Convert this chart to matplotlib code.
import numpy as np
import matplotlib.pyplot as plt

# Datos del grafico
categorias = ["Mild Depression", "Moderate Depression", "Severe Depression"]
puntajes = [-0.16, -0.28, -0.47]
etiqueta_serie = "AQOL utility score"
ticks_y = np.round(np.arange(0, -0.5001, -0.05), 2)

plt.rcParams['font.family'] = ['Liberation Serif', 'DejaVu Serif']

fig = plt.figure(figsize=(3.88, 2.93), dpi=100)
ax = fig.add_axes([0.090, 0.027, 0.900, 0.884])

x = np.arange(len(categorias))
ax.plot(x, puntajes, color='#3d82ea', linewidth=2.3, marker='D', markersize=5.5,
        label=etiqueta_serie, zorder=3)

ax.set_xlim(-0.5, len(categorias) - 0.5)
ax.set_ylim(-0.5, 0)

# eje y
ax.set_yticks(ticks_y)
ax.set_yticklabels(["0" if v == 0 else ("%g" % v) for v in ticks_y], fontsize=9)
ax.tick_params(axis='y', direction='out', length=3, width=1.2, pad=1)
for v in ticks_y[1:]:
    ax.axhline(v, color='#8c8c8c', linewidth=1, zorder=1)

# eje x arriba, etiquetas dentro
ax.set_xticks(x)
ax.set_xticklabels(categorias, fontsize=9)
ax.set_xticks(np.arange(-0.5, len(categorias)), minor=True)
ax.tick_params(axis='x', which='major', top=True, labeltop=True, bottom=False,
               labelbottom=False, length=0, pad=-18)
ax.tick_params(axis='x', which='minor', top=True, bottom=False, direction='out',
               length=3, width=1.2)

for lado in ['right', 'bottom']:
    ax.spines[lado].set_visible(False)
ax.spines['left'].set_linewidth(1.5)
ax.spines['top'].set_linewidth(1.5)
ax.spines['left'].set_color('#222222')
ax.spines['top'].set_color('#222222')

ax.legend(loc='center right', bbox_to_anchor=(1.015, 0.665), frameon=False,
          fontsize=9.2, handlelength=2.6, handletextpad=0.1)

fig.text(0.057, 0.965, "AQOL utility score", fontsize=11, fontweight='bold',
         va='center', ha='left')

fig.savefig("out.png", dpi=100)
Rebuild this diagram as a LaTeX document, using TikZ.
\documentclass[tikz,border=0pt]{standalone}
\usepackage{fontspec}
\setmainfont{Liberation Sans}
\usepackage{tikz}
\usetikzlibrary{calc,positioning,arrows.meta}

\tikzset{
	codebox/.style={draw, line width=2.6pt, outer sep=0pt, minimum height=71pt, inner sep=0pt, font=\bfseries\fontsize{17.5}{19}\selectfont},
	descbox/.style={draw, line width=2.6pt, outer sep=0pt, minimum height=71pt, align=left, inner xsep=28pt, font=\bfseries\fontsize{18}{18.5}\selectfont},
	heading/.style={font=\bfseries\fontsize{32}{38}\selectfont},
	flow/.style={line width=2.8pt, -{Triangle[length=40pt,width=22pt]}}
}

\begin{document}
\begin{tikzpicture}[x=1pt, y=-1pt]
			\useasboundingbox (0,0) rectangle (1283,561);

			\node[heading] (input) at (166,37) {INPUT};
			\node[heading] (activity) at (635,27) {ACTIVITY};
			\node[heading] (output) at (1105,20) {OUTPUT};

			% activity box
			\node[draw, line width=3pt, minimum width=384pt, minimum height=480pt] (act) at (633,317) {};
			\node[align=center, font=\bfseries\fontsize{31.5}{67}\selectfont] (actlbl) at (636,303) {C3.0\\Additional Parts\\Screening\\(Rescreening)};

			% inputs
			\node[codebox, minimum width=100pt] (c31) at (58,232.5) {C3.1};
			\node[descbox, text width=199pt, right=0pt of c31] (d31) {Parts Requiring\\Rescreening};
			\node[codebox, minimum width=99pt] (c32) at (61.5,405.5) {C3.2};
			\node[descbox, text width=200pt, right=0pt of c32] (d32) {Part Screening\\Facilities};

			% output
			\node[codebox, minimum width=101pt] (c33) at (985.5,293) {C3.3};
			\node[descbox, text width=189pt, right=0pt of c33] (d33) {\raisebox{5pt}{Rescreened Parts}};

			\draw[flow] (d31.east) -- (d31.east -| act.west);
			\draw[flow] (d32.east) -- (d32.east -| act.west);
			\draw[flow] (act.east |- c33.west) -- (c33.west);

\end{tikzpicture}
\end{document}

---

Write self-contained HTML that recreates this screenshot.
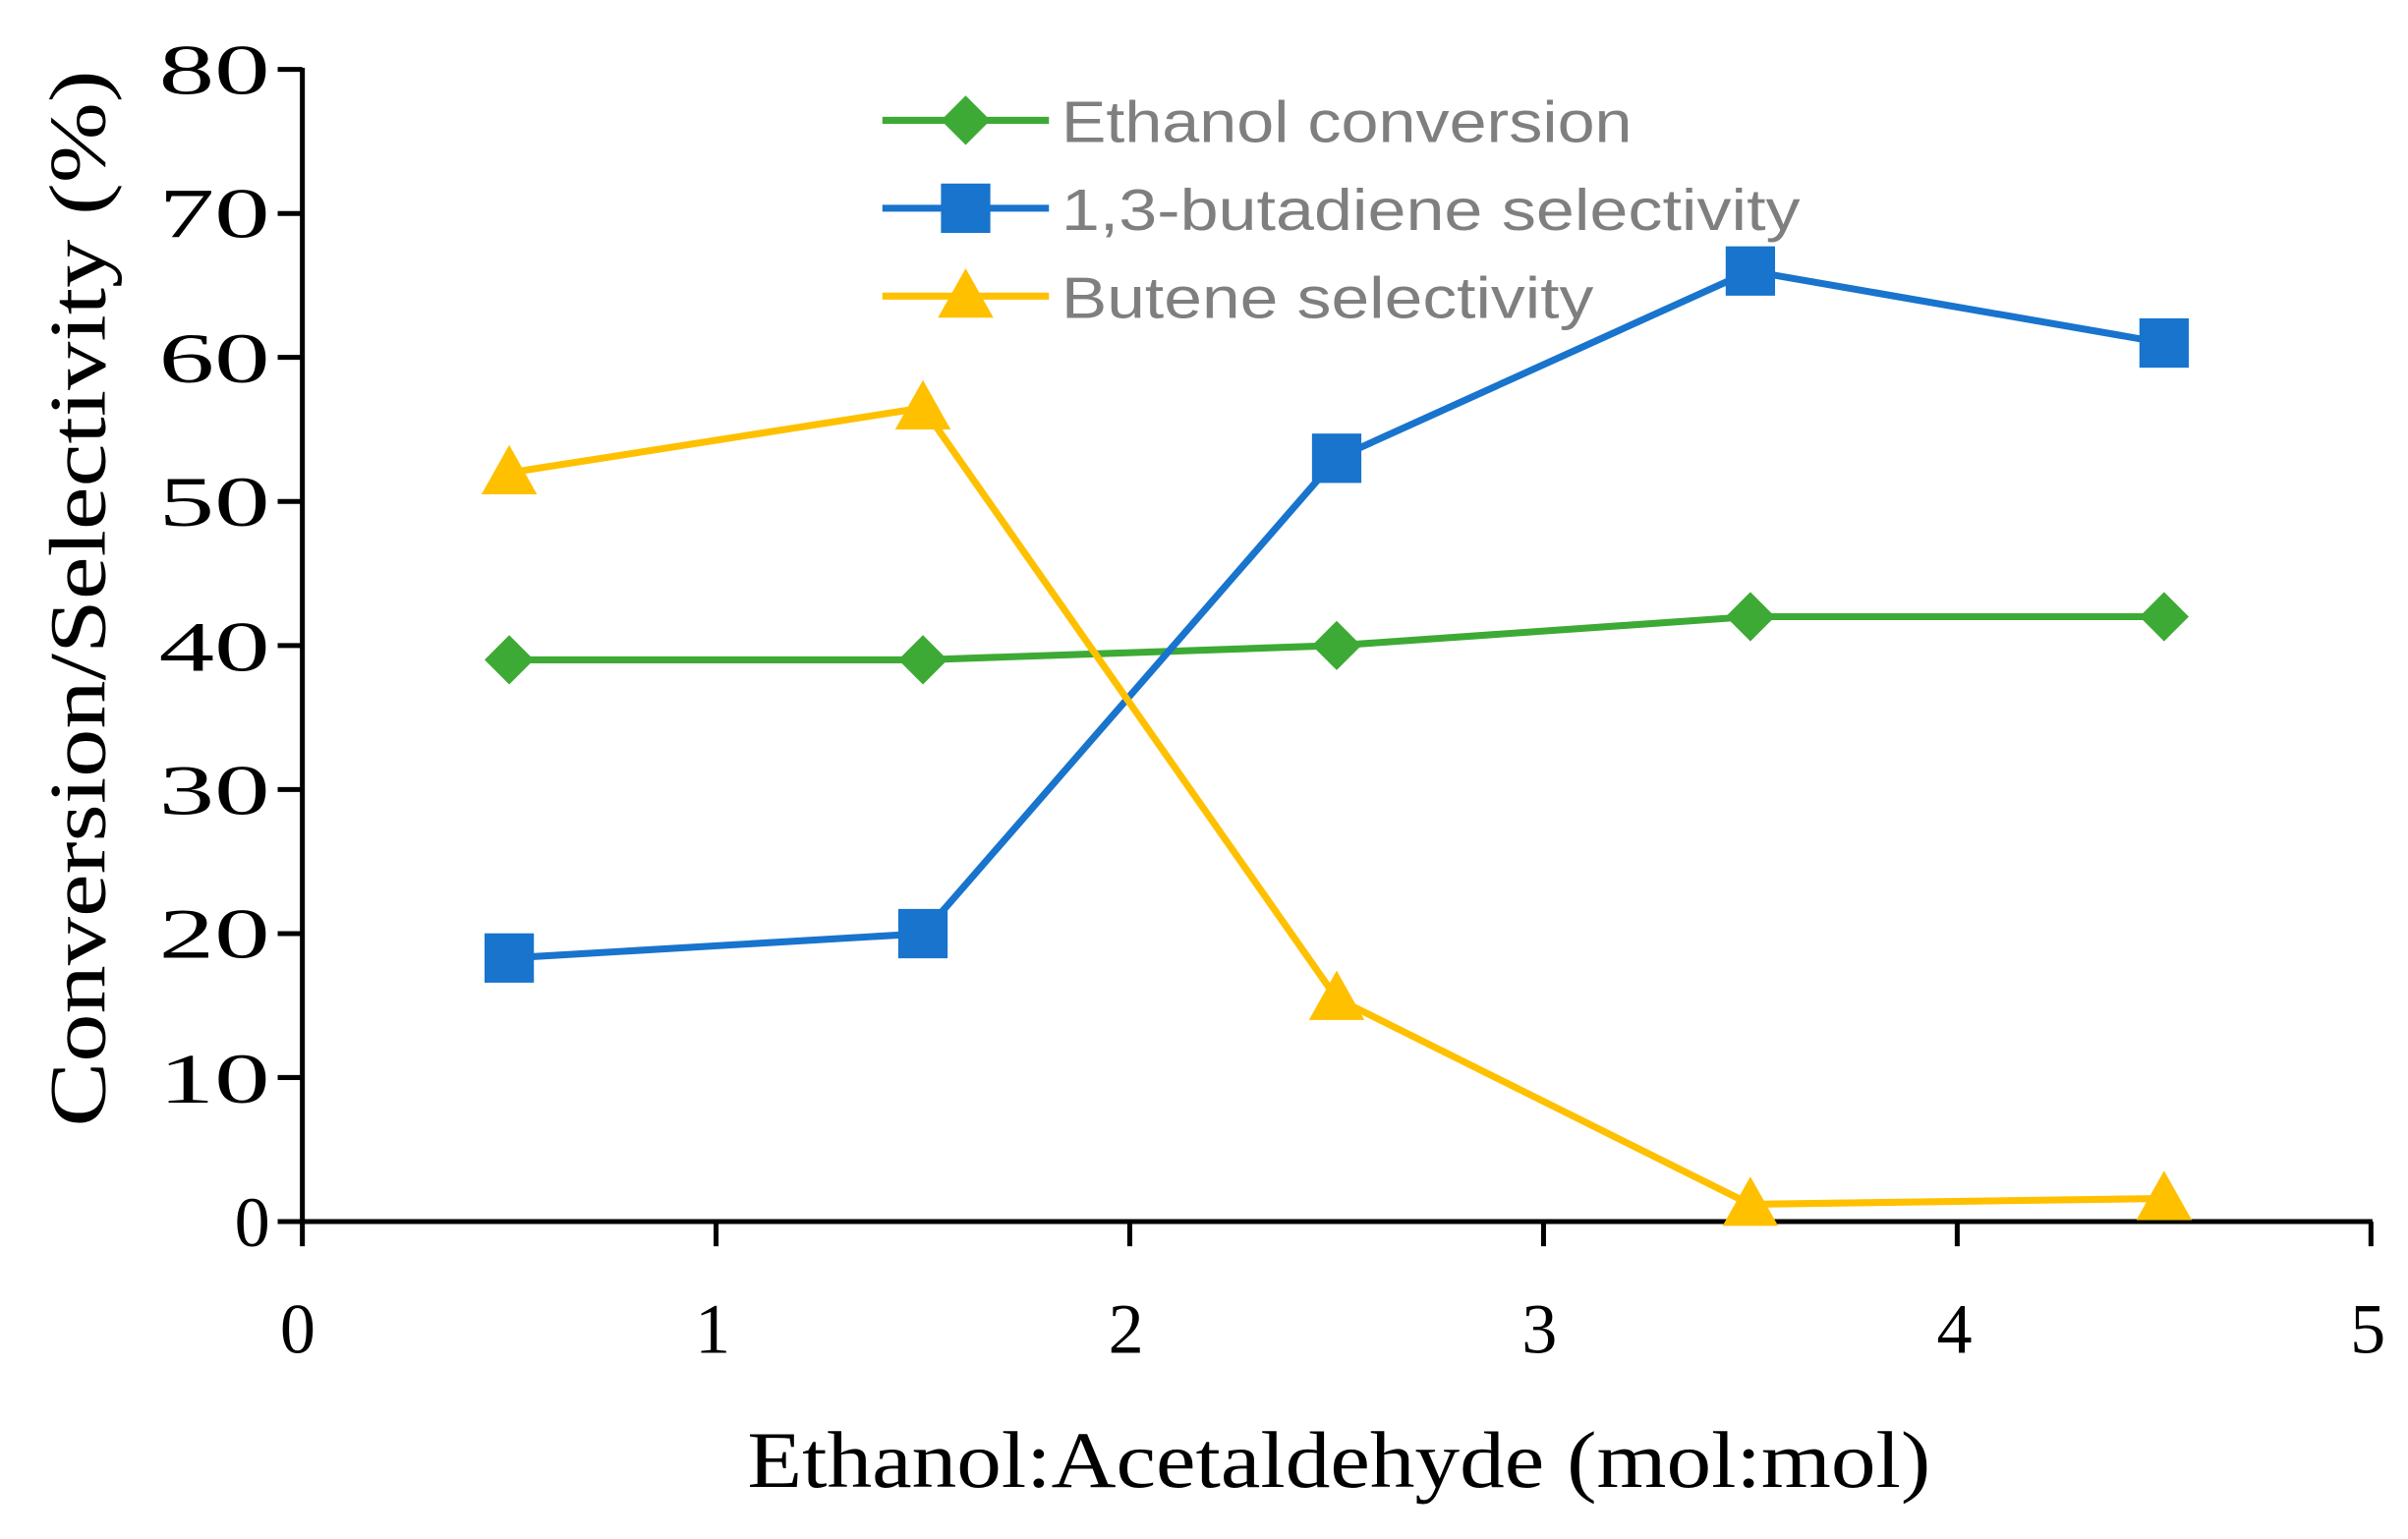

*Task objective:* Take the listing above and repeat exactly the lines from the one containing "Convert this chart to matplotlib code." through the one containing "plt.rcParams['font.family'] = ['Liberation", both included.

*The solution:*
Convert this chart to matplotlib code.
import numpy as np
import matplotlib.pyplot as plt

# Datos del grafico
categorias = ["Mild Depression", "Moderate Depression", "Severe Depression"]
puntajes = [-0.16, -0.28, -0.47]
etiqueta_serie = "AQOL utility score"
ticks_y = np.round(np.arange(0, -0.5001, -0.05), 2)

plt.rcParams['font.family'] = ['Liberation Serif', 'DejaVu Serif']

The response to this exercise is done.